Labour MPs will gather next week to plot strategy for an election contest dramatically changed by John Key's resignation.

The party's MPs will return after a summer holiday for a New Year caucus in Martinborough on Monday and Tuesday - aware a successful campaign could put them in power later this year.

Prime Minister Bill English, currently in Europe, is yet to call a date for the election.
Key's shock resignation has changed the "dynamic" of the election contest, Labour leader Andrew Little said.

"There is a different personality leading the National Party, so that will make a difference. But, equally, we don't take anything for granted. No one is heaving a big sigh of relief saying, 'that's it, we've got it in the bag'. We know we have work ahead of us.


"We are constantly looking at what we do, what we need to be doing better, and what we need to change.

"And [Martinborough] is also a bit of a chance to recap on that, and as we make our commitments to each other about how we conduct ourselves in the year ahead. It is agreeing what the priorities are, that we stick to those and the messages."

Those messages will be focused on a handful of areas - housing affordability, more police to address rising crime rates, and improving education and health services.

In a recent caucus reshuffle Little took on a newly-created "New Economy" portfolio. He said another election year focus would be on what measures were needed to grow the economy.

"This is about the long-term thinking about the sorts of things we need to be doing - the kinds of investments and infrastructure, the kind of measures we need to take - to attract private investment in the areas that are going to be wealth-generating and job-generating in the future.

"The productivity question is the one we have to get our heads around ... the basis on which we can lift wages materially and consistently, and it is all wrapped up of course in environmental sustainability framework as well."
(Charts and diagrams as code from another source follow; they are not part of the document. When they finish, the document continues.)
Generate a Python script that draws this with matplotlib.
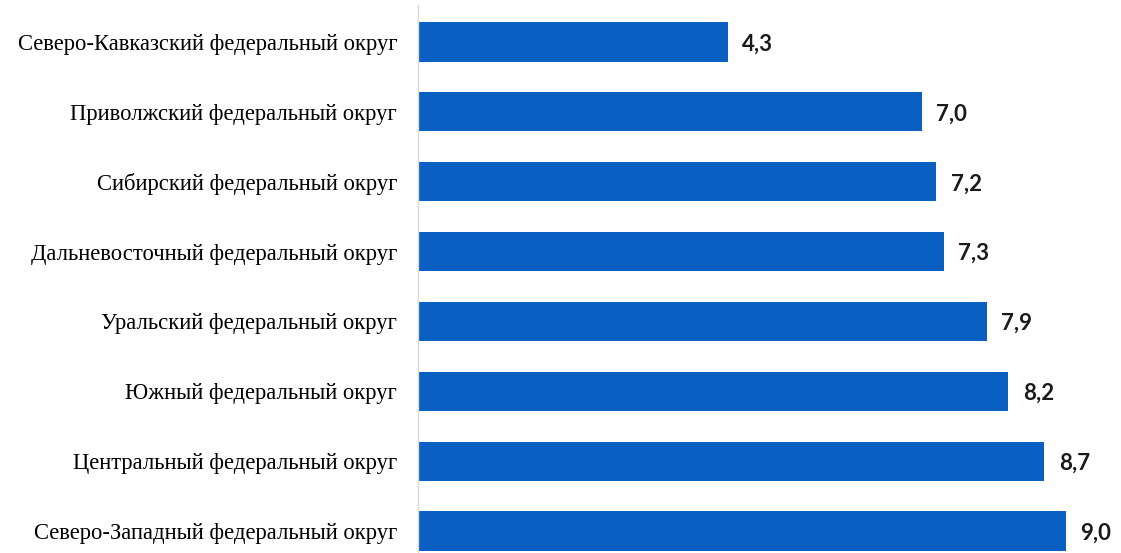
import matplotlib

matplotlib.use("Agg")

import matplotlib.pyplot as plt


REGIONS = [
    "Северо-Кавказский федеральный округ",
    "Приволжский федеральный округ",
    "Сибирский федеральный округ",
    "Дальневосточный федеральный округ",
    "Уральский федеральный округ",
    "Южный федеральный округ",
    "Центральный федеральный округ",
    "Северо-Западный федеральный округ",
]
VALUES = [4.3, 7.0, 7.2, 7.3, 7.9, 8.2, 8.7, 9.0]

BAR_COLOR = "#0A5FC2"


def main() -> None:
    fig = plt.figure(figsize=(11.21, 5.53), dpi=100)
    ax = fig.add_axes([418 / 1121, 0, 1 - 418 / 1121, 548 / 553])

    positions = list(range(len(REGIONS)))
    ax.barh(positions, VALUES, height=0.56, color=BAR_COLOR)

    for pos, value in zip(positions, VALUES):
        ax.text(
            value + 0.2,
            pos + 0.03,
            f"{value:.1f}".replace(".", ","),
            va="center",
            ha="left",
            fontsize=16,
            family="Lato",
            weight="bold",
            color="#1A1A1A",
        )

    ax.set_yticks(positions)
    ax.set_yticklabels(REGIONS, family="Liberation Serif", fontsize=16.3, color="#000000")
    for label in ax.get_yticklabels():
        label.set_y(label.get_position()[1])
    ax.tick_params(axis="y", length=0, pad=15)
    ax.set_xticks([])

    ax.set_xlim(0, (1121 - 418) / 72)
    ax.set_ylim(7.315, -0.53)

    for side in ["top", "right", "bottom"]:
        ax.spines[side].set_visible(False)
    ax.spines["left"].set_color("#D9D9D9")
    ax.spines["left"].set_linewidth(1.0)

    fig.savefig("out.png", dpi=100)
    plt.close(fig)


if __name__ == "__main__":
    main()
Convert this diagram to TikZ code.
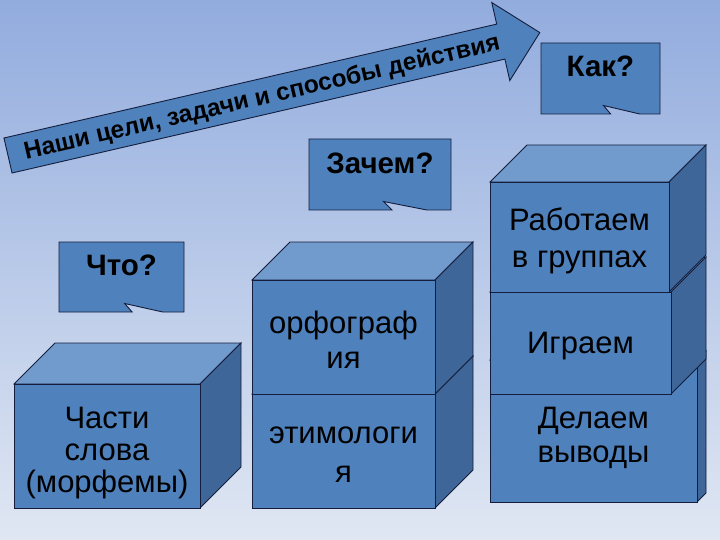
\documentclass[tikz,border=0pt]{standalone}
\usepackage{fontspec}
\setmainfont{Liberation Sans}
\definecolor{bgtop}{RGB}{146,172,222}
\definecolor{bgbot}{RGB}{224,231,243}
\definecolor{frontc}{RGB}{79,129,189}
\definecolor{topc}{RGB}{114,155,205}
\definecolor{sidec}{RGB}{62,102,152}
\definecolor{linec}{RGB}{20,30,60}
% box: #1 x1, #2 y1 (top), #3 x2, #4 y2 (bottom), #5 depth
\newcommand\drawbox[5]{%
  \filldraw[topf] (#1,#2) -- ++(#5,-#5) -- ({#3+#5},{#2-#5}) -- (#3,#2) -- cycle;
  \filldraw[sidef] (#3,#2) -- ({#3+#5},{#2-#5}) -- ({#3+#5},{#4-#5}) -- (#3,#4) -- cycle;
  \filldraw[frontf] (#1,#2) rectangle (#3,#4);}
% callout: #1 x1, #2 y1, #3 x2, #4 y2
\newcommand\drawcallout[4]{%
  \filldraw[frontf] (#1,#2) -- (#3,#2) -- (#3,#4) -- ({#1+0.83*(#3-#1)},#4)
   -- ({#1+0.525*(#3-#1)},{#4-8.5}) -- ({#1+0.585*(#3-#1)},#4) -- (#1,#4) -- cycle;}
\begin{document}
\begin{tikzpicture}[x=1pt,y=-1pt,
  edge/.style={draw=linec, line width=0.9pt, line join=miter},
  frontf/.style={edge, fill=frontc},
  topf/.style={edge, fill=topc},
  sidef/.style={edge, fill=sidec},
  lbl/.style={font=\fontsize{31}{35}\selectfont, text=black, inner sep=0pt, anchor=base},
  qlbl/.style={font=\bfseries\fontsize{29.5}{32}\selectfont, text=black, inner sep=0pt, anchor=base}]
\useasboundingbox (0,0) rectangle (720,540);
\shade[top color=bgtop, bottom color=bgbot] (0,0) rectangle (720,540);

% arrow
\filldraw[frontf] (12.05,173.0) -- (504.9,59.1) -- (509.8,80.6) -- (539.8,32.6)
  -- (491.8,2.6) -- (496.7,24.1) -- (3.95,138.0) -- cycle;
\node[font=\bfseries\fontsize{24.5}{26}\selectfont, rotate=13, inner sep=0pt] (arrowtxt) at (262,98)
  {Наши цели, задачи и способы действия};

% callouts
\drawcallout{59}{242}{184}{312}
\node[qlbl] (q1) at (121.5,275) {Что?};
\drawcallout{309}{139}{451}{210}
\node[qlbl] (q2) at (380,173.3) {Зачем?};
\drawcallout{541}{43}{660}{114}
\node[qlbl] (q3) at (600.5,76.7) {Как?};

% cube 1
\drawbox{14}{384}{200}{508}{41}
\node[lbl] (c1a) at (107,428) {Части};
\node[lbl] (c1b) at (107,460) {слова};
\node[lbl] (c1c) at (107,492) {(морфемы)};

% cube 2
\drawbox{252}{394}{435}{508}{38}
\drawbox{252}{280}{435}{394}{38}
\node[lbl] (c2a) at (343.5,333) {орфограф};
\node[lbl] (c2b) at (343.5,368) {ия};
\node[lbl] (c2c) at (343.5,443) {этимологи};
\node[lbl] (c2d) at (343.5,482) {я};

% cube 3
\drawbox{490}{360}{697}{502}{9}
\drawbox{490}{292}{671}{394}{35}
\drawbox{490}{182}{669}{292}{37}
\node[lbl] (c3a) at (579.5,230) {Работаем};
\node[lbl] (c3b) at (579.5,267) {в группах};
\node[lbl] (c3c) at (580.5,353) {Играем};
\node[lbl] (c3d) at (593.5,428) {Делаем};
\node[lbl] (c3e) at (593.5,462) {выводы};
\end{tikzpicture}
\end{document}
After a holiday that included cycling the Otago Rail Trail with his son, Little is now back home in Wellington and getting back into work, including working on his State of the Nation speech to be delivered on January 29.

He said another focus of next week's caucus retreat was looking at electorate strategy - those already held, and those that could be won.

Included in the latter category will be Wellington's Ohariu electorate. United Future leader Peter Dunne won with a slim majority of 710 in 2014, and will run again.

Former Police Association president Greg O'Connor is rumoured to be interested in becoming Labour's candidate. He has not responded to a request for comment this week.

"I'm familiar with the rumours, I can't really comment beyond that," Little said. "I think, you know, 'watch this space'."